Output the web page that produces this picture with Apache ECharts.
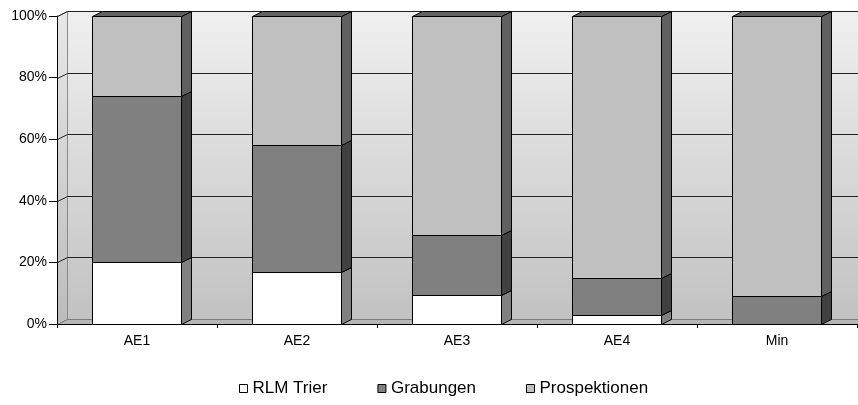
<!DOCTYPE html>
<html>
<head>
<meta charset="utf-8">
<script src="https://cdn.jsdelivr.net/npm/echarts@6/dist/echarts.min.js"></script>
<style>
  html, body { margin: 0; padding: 0; background: #fff; }
  #chart { width: 858px; height: 405px; }
</style>
</head>
<body>
<div id="chart"></div>
<script>
// Shares per area (percent of finds), stacked to 100 %
const categories = ['AE1', 'AE2', 'AE3', 'AE4', 'Min'];
const rlmTrier = [20, 17, 9.5, 3, 0];
const grabungen = [54, 41, 19.5, 12, 9];
const prospektionen = [26, 42, 71, 85, 91];
const yTicks = [0, 20, 40, 60, 80, 100];
const seriesNames = ['RLM Trier', 'Grabungen', 'Prospektionen'];

// 3D look: depth offset of the back plane
const DX = 10, DY = -5;
const BAR_RATIO = 0.556;

const faceColors = [
  { front: '#ffffff', side: '#808080', top: '#9a9a9a' },
  { front: '#808080', side: '#404040', top: '#5a5a5a' },
  { front: '#c0c0c0', side: '#606060', top: '#626262' }
];

const seriesValues = [rlmTrier, grabungen, prospektionen];

// stacked [catIndex, base, top] for each series
function stackedData(sIdx) {
  return categories.map((c, i) => {
    let base = 0;
    for (let k = 0; k < sIdx; k++) base += seriesValues[k][i];
    return [i, base, base + seriesValues[sIdx][i]];
  });
}

const crisp = v => Math.round(v) + 0.5;

function renderWalls(params, api) {
  const cs = params.coordSys;
  const xl = crisp(cs.x), xr = crisp(cs.x + cs.width);
  const yTop = crisp(cs.y), yBot = crisp(cs.y + cs.height);
  const children = [];
  const grad = new echarts.graphic.LinearGradient(0, 0, 0, 1, [
    { offset: 0, color: '#f0f0f0' },
    { offset: 1, color: '#c2c2c2' }
  ]);
  const gradL = new echarts.graphic.LinearGradient(0, 0, 0, 1, [
    { offset: 0, color: '#e8e8e8' },
    { offset: 1, color: '#bcbcbc' }
  ]);
  // back wall
  children.push({
    type: 'rect',
    shape: { x: xl + DX, y: yTop + DY, width: xr - xl + 20, height: yBot - yTop },
    style: { fill: grad, stroke: '#9a9a9a', lineWidth: 1 }
  });
  // left side wall
  children.push({
    type: 'polygon',
    shape: { points: [[xl, yTop], [xl + DX, yTop + DY], [xl + DX, yBot + DY], [xl, yBot]] },
    style: { fill: gradL, stroke: '#8a8a8a', lineWidth: 1 }
  });
  // floor
  children.push({
    type: 'polygon',
    shape: { points: [[xl, yBot], [xl + DX, yBot + DY], [xr + DX + 20, yBot + DY], [xr + 20, yBot]] },
    style: { fill: '#b6b6b6', stroke: '#7c7c7c', lineWidth: 1 }
  });
  // gridlines on back wall and side wall
  yTicks.forEach(t => {
    if (t === 0) return;
    const y = crisp(api.coord([0, t])[1]);
    children.push({
      type: 'line',
      shape: { x1: xl + DX, y1: y + DY, x2: xr + DX + 20, y2: y + DY },
      style: { stroke: '#222', lineWidth: 1 }
    });
    children.push({
      type: 'line',
      shape: { x1: xl, y1: y, x2: xl + DX, y2: y + DY },
      style: { stroke: '#222', lineWidth: 1 }
    });
  });
  return { type: 'group', children: children };
}

function makeBarRenderer(sIdx) {
  const col = faceColors[sIdx];
  return function (params, api) {
    const i = api.value(0), base = api.value(1), top = api.value(2);
    if (top - base <= 0) return null;
    const pb = api.coord([i, base]);
    const pt = api.coord([i, top]);
    const w = api.size([1, 0])[0] * BAR_RATIO;
    const x0 = crisp(pb[0] - w / 2 - 0.5), x1 = crisp(pb[0] + w / 2 - 0.5);
    const yb = crisp(pb[1]), yt = crisp(pt[1]);
    const isTop = sIdx === seriesValues.length - 1 ||
      seriesValues.slice(sIdx + 1).every(s => s[i] === 0);
    const stroke = { stroke: '#000', lineWidth: 1, lineJoin: 'miter' };
    const children = [
      {
        type: 'polygon',
        shape: { points: [[x1, yb], [x1 + DX, yb + DY], [x1 + DX, yt + DY], [x1, yt]] },
        style: Object.assign({ fill: col.side }, stroke)
      },
      {
        type: 'rect',
        shape: { x: x0, y: yt, width: x1 - x0, height: yb - yt },
        style: Object.assign({ fill: col.front }, stroke)
      }
    ];
    if (isTop) {
      children.push({
        type: 'polygon',
        shape: { points: [[x0, yt], [x0 + DX, yt + DY], [x1 + DX, yt + DY], [x1, yt]] },
        style: Object.assign({ fill: col.top }, stroke)
      });
    }
    return { type: 'group', children: children };
  };
}

const chart = echarts.init(document.getElementById('chart'), null, { renderer: 'canvas' });

const series = [{
  type: 'custom',
  name: '_walls',
  silent: true,
  z: 0,
  renderItem: renderWalls,
  data: [[0, 0]],
  encode: { x: 0, y: 1 }
}];
seriesNames.forEach((name, s) => {
  series.push({
    type: 'custom',
    name: name,
    z: 2,
    itemStyle: { color: faceColors[s].front, borderColor: '#000', borderWidth: 1 },
    renderItem: makeBarRenderer(s),
    data: stackedData(s),
    encode: { x: 0, y: [1, 2] }
  });
});

chart.setOption({
  animation: false,
  backgroundColor: '#ffffff',
  textStyle: { fontFamily: 'Liberation Sans, Arial, sans-serif' },
  grid: { left: 57, top: 16, width: 800, height: 308 },
  legend: {
    data: seriesNames.map(n => ({ name: n, icon: 'rect' })),
    left: 234,
    top: 375,
    itemWidth: 8,
    itemHeight: 8,
    itemGap: 50,
    itemStyle: { borderColor: '#000', borderWidth: 1 },
    textStyle: { fontSize: 17, color: '#000', fontFamily: 'Liberation Sans, Arial, sans-serif' }
  },
  xAxis: {
    type: 'category',
    data: categories,
    boundaryGap: true,
    axisLine: { lineStyle: { color: '#000', width: 1 } },
    axisTick: { show: true, length: 4, lineStyle: { color: '#000' } },
    axisLabel: { color: '#000', fontSize: 14, margin: 10 },
    splitLine: { show: false }
  },
  yAxis: {
    type: 'value',
    min: 0,
    max: 100,
    interval: 20,
    axisLine: { show: true, lineStyle: { color: '#000', width: 1 } },
    axisTick: { show: true, length: 8, lineStyle: { color: '#000' } },
    axisLabel: { color: '#000', fontSize: 14, margin: 10, formatter: v => v + '%' },
    splitLine: { show: false }
  },
  series: series
});
</script>
</body>
</html>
══════════
### [Work to complete]
Skip the pictures and restate exactly the lines from the beginning of the listing to the line with "const BAR_RATIO = 0.556;", that line included.

### [Answer below]
Output the web page that produces this picture with Apache ECharts.
<!DOCTYPE html>
<html>
<head>
<meta charset="utf-8">
<script src="https://cdn.jsdelivr.net/npm/echarts@6/dist/echarts.min.js"></script>
<style>
  html, body { margin: 0; padding: 0; background: #fff; }
  #chart { width: 858px; height: 405px; }
</style>
</head>
<body>
<div id="chart"></div>
<script>
// Shares per area (percent of finds), stacked to 100 %
const categories = ['AE1', 'AE2', 'AE3', 'AE4', 'Min'];
const rlmTrier = [20, 17, 9.5, 3, 0];
const grabungen = [54, 41, 19.5, 12, 9];
const prospektionen = [26, 42, 71, 85, 91];
const yTicks = [0, 20, 40, 60, 80, 100];
const seriesNames = ['RLM Trier', 'Grabungen', 'Prospektionen'];

// 3D look: depth offset of the back plane
const DX = 10, DY = -5;
const BAR_RATIO = 0.556;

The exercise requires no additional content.